After today, the days will only get shorter and shorter for the next six months, which is not what I’m looking forward to. But autumn itself is lovely, and not just because of the pretty colors outside the window (although I do love all shades of red and yellow and orange). The air is crisp – no metallic snowy smell nor heat and humidity weighing it down. It might be too cold for a flimsy long-sleeve, but throw on another jacket and you achieve the perfect body temperature. Oh, and I can finally drink tea without sweating. Tea, tea, tea. English Breakfast tea with milk in the morning, Korean brown rice green tea in the afternoon, occasional Lady Grey for a change of scenery, Earl Grey if I want a presence of bergamot.

I am reminded of two Mabons ago when I was also working on an academic paper – a part of my high school graduation exams. I remember the months filled with anxiety and frustration, the excruciating four or three final weeks on a frenzied run, and finally the day I roughly finished the paper, and the sweet rush I got from it at four o’clock in the morning.
Now I’m writing a paper as a university homework, and I’m hating every process. There’s no creativity here.
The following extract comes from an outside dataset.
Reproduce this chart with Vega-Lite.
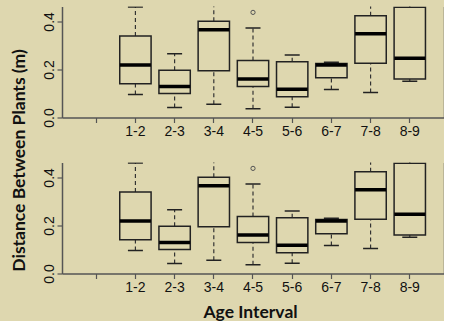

You are supposed to follow certain steps and basically write 20 pages about what other (important, scholarly) people think about this and that subjects. You can’t even choose your own topic – all students have to “solve” the same case so that it will be easier for the correctors, who get paid lousy 5 euros (or maybe it’s 6) per paper. I thought it was important for lawyers to keep ideas fresh, stay creative and impartial. If you are teaching first-year-students that no one is interested in their opinion and that they should just follow what other (important, scholarly) people wrote about, where will we be in five years? The university isn’t teaching me to think for myself. It’s making me unsure whether I even have an opinion. It’s teaching me that my opinions are practically worthless. It doesn’t give a damn about that, though. Goodness, this whole crazy thing makes me mad. But it’s also making me rebellious, which is like a wake-up call for me to flip the bird to those who think they know what’s the best for me.